Numerical study of rectified electroosmotic flow in nanofluidics: Influence of surface charge and geometrical asymmetry

Abstract

The transport of ions in nanofluidic systems, specifically the rectified ion transport or the ionic diode phenomenon occurring in the presence of asymmetrical geometry and/or charge distribution, has drawn considerable attention due to its relevance in energy conversion and biosensing applications. However, previous numerical research has frequently overlooked the concurrent liquid flow within these systems, even though multiple experimental studies have highlighted intriguing flow patterns in ionic diode configurations. In the present study, we employ comprehensive numerical simulations to probe the influence of geometrical or charge asymmetry in a nanofluidic system on electroosmotic flow and ion transport.

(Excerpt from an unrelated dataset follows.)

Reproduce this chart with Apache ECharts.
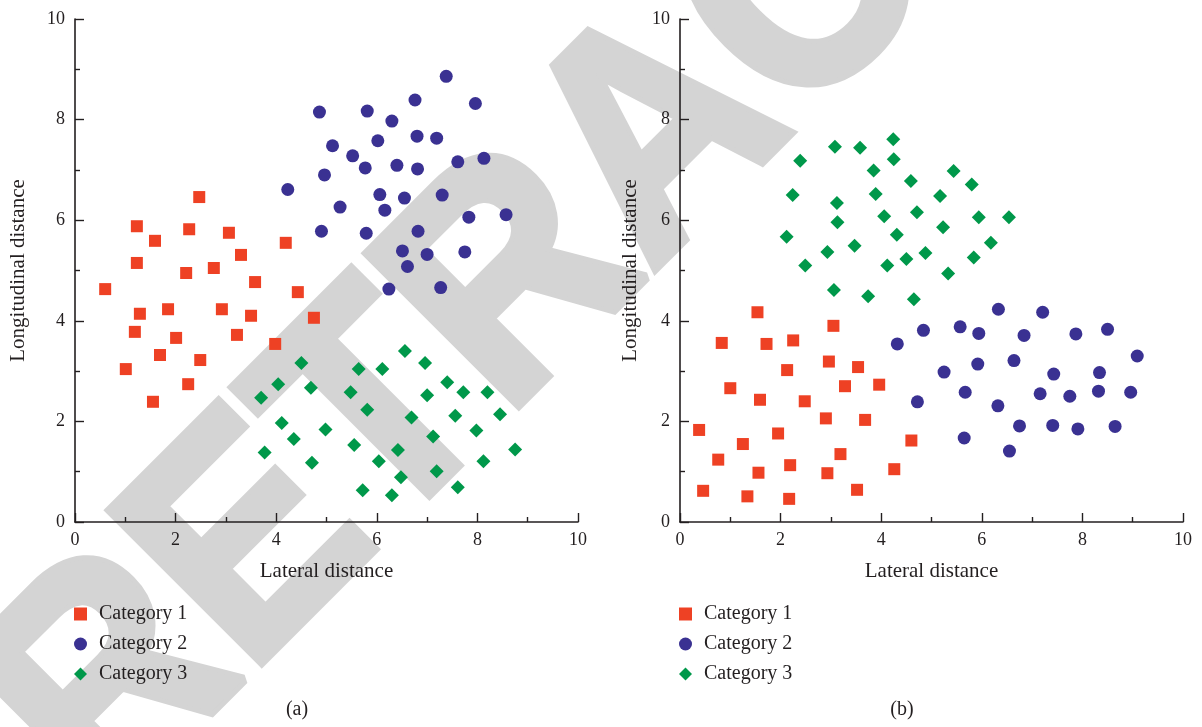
<!DOCTYPE html>
<html>
<head>
<meta charset="utf-8">
<script src="https://cdn.jsdelivr.net/npm/echarts@6/dist/echarts.min.js"></script>
<style>
  html, body { margin: 0; padding: 0; background: #fff; }
  #chart { width: 1202px; height: 727px; }
</style>
</head>
<body>
<div id="chart"></div>
<script>
// Panel (a): lateral / longitudinal positions per category
const cat1A = [
  [0.60, 4.63], [1.23, 5.88], [1.23, 5.15], [1.29, 4.14], [1.19, 3.78], [1.01, 3.04],
  [1.55, 2.39], [1.59, 5.59], [1.69, 3.32], [1.85, 4.23], [2.01, 3.66], [2.21, 4.95],
  [2.27, 5.82], [2.25, 2.74], [2.47, 6.46], [2.49, 3.22], [2.76, 5.05], [2.92, 4.23],
  [3.06, 5.75], [3.22, 3.72], [3.30, 5.31], [3.50, 4.10], [3.58, 4.77], [3.98, 3.54],
  [4.19, 5.55], [4.43, 4.57], [4.75, 4.06]
];
const cat2A = [
  [4.86, 8.15], [5.81, 8.17], [6.76, 8.39], [7.38, 8.86], [7.96, 8.32], [6.30, 7.97],
  [5.12, 7.48], [6.02, 7.58], [6.80, 7.67], [7.19, 7.63], [5.52, 7.28], [5.77, 7.04],
  [6.40, 7.09], [6.81, 7.02], [7.61, 7.16], [8.13, 7.23], [4.96, 6.90], [4.23, 6.61],
  [6.06, 6.51], [6.55, 6.44], [7.30, 6.50], [5.27, 6.26], [6.16, 6.20], [7.83, 6.06],
  [8.57, 6.11], [4.90, 5.78], [5.79, 5.74], [6.82, 5.78], [6.51, 5.39], [7.00, 5.32],
  [7.75, 5.37], [6.61, 5.08], [6.24, 4.63], [7.27, 4.66]
];
const cat3A = [
  [6.56, 3.40], [6.96, 3.16], [4.50, 3.16], [5.64, 3.04], [6.11, 3.04], [4.04, 2.74],
  [4.69, 2.67], [3.70, 2.47], [5.48, 2.58], [7.40, 2.78], [7.72, 2.58], [8.20, 2.58],
  [7.00, 2.52], [5.81, 2.23], [6.69, 2.08], [7.56, 2.11], [8.45, 2.14], [4.11, 1.97],
  [4.98, 1.84], [4.35, 1.65], [7.98, 1.82], [7.12, 1.70], [5.55, 1.53], [3.77, 1.38],
  [6.42, 1.43], [8.75, 1.44], [4.71, 1.18], [6.04, 1.21], [8.12, 1.21], [7.19, 1.01],
  [6.48, 0.89], [5.72, 0.63], [7.61, 0.69], [6.30, 0.53]
];

// Panel (b)
const cat1B = [
  [1.54, 4.17], [3.05, 3.90], [0.83, 3.56], [1.72, 3.54], [2.25, 3.61], [2.13, 3.02],
  [2.96, 3.19], [3.54, 3.08], [1.00, 2.66], [3.28, 2.70], [3.96, 2.73], [1.59, 2.43],
  [2.48, 2.40], [2.90, 2.06], [3.68, 2.03], [0.38, 1.83], [1.95, 1.76], [4.60, 1.62],
  [1.25, 1.55], [0.76, 1.24], [3.19, 1.35], [2.19, 1.13], [1.56, 0.98], [2.93, 0.97],
  [4.26, 1.05], [0.46, 0.62], [1.34, 0.51], [2.17, 0.46], [3.52, 0.64]
];
const cat2B = [
  [6.33, 4.23], [7.21, 4.17], [4.84, 3.81], [5.57, 3.88], [5.94, 3.75], [6.84, 3.71],
  [7.87, 3.74], [8.50, 3.83], [4.32, 3.54], [9.09, 3.30], [5.25, 2.98], [5.92, 3.14],
  [6.64, 3.21], [7.43, 2.94], [8.34, 2.97], [4.72, 2.39], [5.67, 2.58], [6.32, 2.31],
  [7.16, 2.55], [7.75, 2.50], [8.32, 2.60], [8.96, 2.58], [6.75, 1.91], [7.41, 1.92],
  [7.91, 1.85], [8.65, 1.90], [5.65, 1.67], [6.55, 1.41]
];
const cat3B = [
  [4.24, 7.61], [3.08, 7.46], [3.58, 7.44], [2.39, 7.18], [4.25, 7.21], [3.85, 6.99],
  [5.44, 6.98], [4.59, 6.78], [5.80, 6.71], [2.24, 6.50], [3.89, 6.52], [5.17, 6.48],
  [3.12, 6.34], [4.71, 6.16], [3.13, 5.96], [4.06, 6.08], [5.94, 6.06], [6.54, 6.06],
  [5.23, 5.86], [2.12, 5.67], [4.31, 5.71], [6.18, 5.55], [3.47, 5.49], [2.93, 5.37],
  [4.88, 5.35], [4.50, 5.23], [2.49, 5.10], [4.12, 5.10], [5.84, 5.26], [5.33, 4.94],
  [3.06, 4.61], [3.74, 4.49], [4.65, 4.43]
];

const categoryNames = ['Category 1', 'Category 2', 'Category 3'];
const panelLabels = ['(a)', '(b)'];
const axisNames = { x: 'Lateral distance', y: 'Longitudinal distance' };

const INK = '#231f20';
const SERIF = '"Liberation Serif", "DejaVu Serif", serif';
const COLORS = ['#ee4124', '#3a3192', '#00984a'];
const SYMBOLS = ['rect', 'circle', 'diamond'];
const SIZES = [12, 13, 14];

const gridBoxes = [
  { left: 75, top: 19, width: 503, height: 503 },
  { left: 680, top: 19, width: 503, height: 503 }
];

function valueAxis(gridIndex, isX, nameGap) {
  return {
    type: 'value', gridIndex, min: 0, max: 10, interval: 2,
    name: isX ? axisNames.x : axisNames.y,
    nameLocation: 'middle', nameGap,
    nameTextStyle: { fontFamily: SERIF, fontSize: 21, color: INK },
    axisLine: { show: true, lineStyle: { color: INK, width: 1.6 } },
    axisTick: { show: true, inside: true, length: 9, lineStyle: { color: INK, width: 1.4 } },
    minorTick: { show: true, splitNumber: 2, length: 5, lineStyle: { color: INK, width: 1.4 } },
    splitLine: { show: false },
    axisLabel: { fontFamily: SERIF, fontSize: 18, color: INK, margin: isX ? 9 : 10 }
  };
}

const panels = [[cat1A, cat2A, cat3A], [cat1B, cat2B, cat3B]];
const series = [];
panels.forEach((sets, p) => {
  sets.forEach((data, c) => {
    series.push({
      type: 'scatter', name: categoryNames[c],
      xAxisIndex: p, yAxisIndex: p, data,
      symbol: SYMBOLS[c], symbolSize: SIZES[c],
      itemStyle: { color: COLORS[c], opacity: 1 },
      z: 5
    });
  });
});

function legendAt(left) {
  return {
    orient: 'vertical', left, top: 599, itemGap: 10,
    itemWidth: 13, itemHeight: 13, selectedMode: false,
    data: categoryNames.map((n, i) => ({ name: n, icon: SYMBOLS[i] })),
    textStyle: { fontFamily: SERIF, fontSize: 20, color: INK, padding: [0, 0, 0, 7] }
  };
}

function caption(text, centerX) {
  return {
    text, left: centerX, top: 700, textAlign: 'center', padding: 0,
    textStyle: { fontFamily: SERIF, fontSize: 20, fontWeight: 'normal', color: INK }
  };
}

const chart = echarts.init(document.getElementById('chart'), null, { renderer: 'canvas' });
chart.setOption({
  backgroundColor: '#ffffff',
  animation: false,
  color: COLORS,
  grid: gridBoxes,
  xAxis: [valueAxis(0, true, 39), valueAxis(1, true, 39)],
  yAxis: [valueAxis(0, false, 46), valueAxis(1, false, 39)],
  legend: [legendAt(69), legendAt(674)],
  title: [caption(panelLabels[0], 297), caption(panelLabels[1], 902)],
  // diagonal watermark lettering behind both panels
  graphic: [{
    type: 'text', x: 42, y: 760, rotation: Math.PI / 4, scaleX: 0.915, scaleY: 1,
    z: -10, silent: true,
    style: {
      text: 'RETRACTED', fill: '#d4d4d4', stroke: '#d4d4d4', lineWidth: 10,
      fontFamily: '"Liberation Sans", Arial, sans-serif', fontWeight: 'bold', fontSize: 311,
      align: 'left', verticalAlign: 'middle'
    }
  }],
  series
});
</script>
</body>
</html>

These simulations employ the Poisson–Nernst–Planck equation in conjunction with the Navier–Stokes equation. Our findings reveal that even when the current rectification trend is consistent between conical and straight nanopores, charge asymmetry and geometric asymmetry can generate significant variations in the rectification effects of electroosmotic flow. Furthermore, our research indicates that the direction of ion rectification and flow rectification can be independently manipulated by utilizing charge asymmetry in conjunction with geometric asymmetry, thereby facilitating advanced control of ions and flows within nanofluidic systems. Collectively, our findings contribute to a more profound understanding of the mechanisms underlying osmotic flow rectification and propose a novel approach for developing efficient ion and flow rectification systems.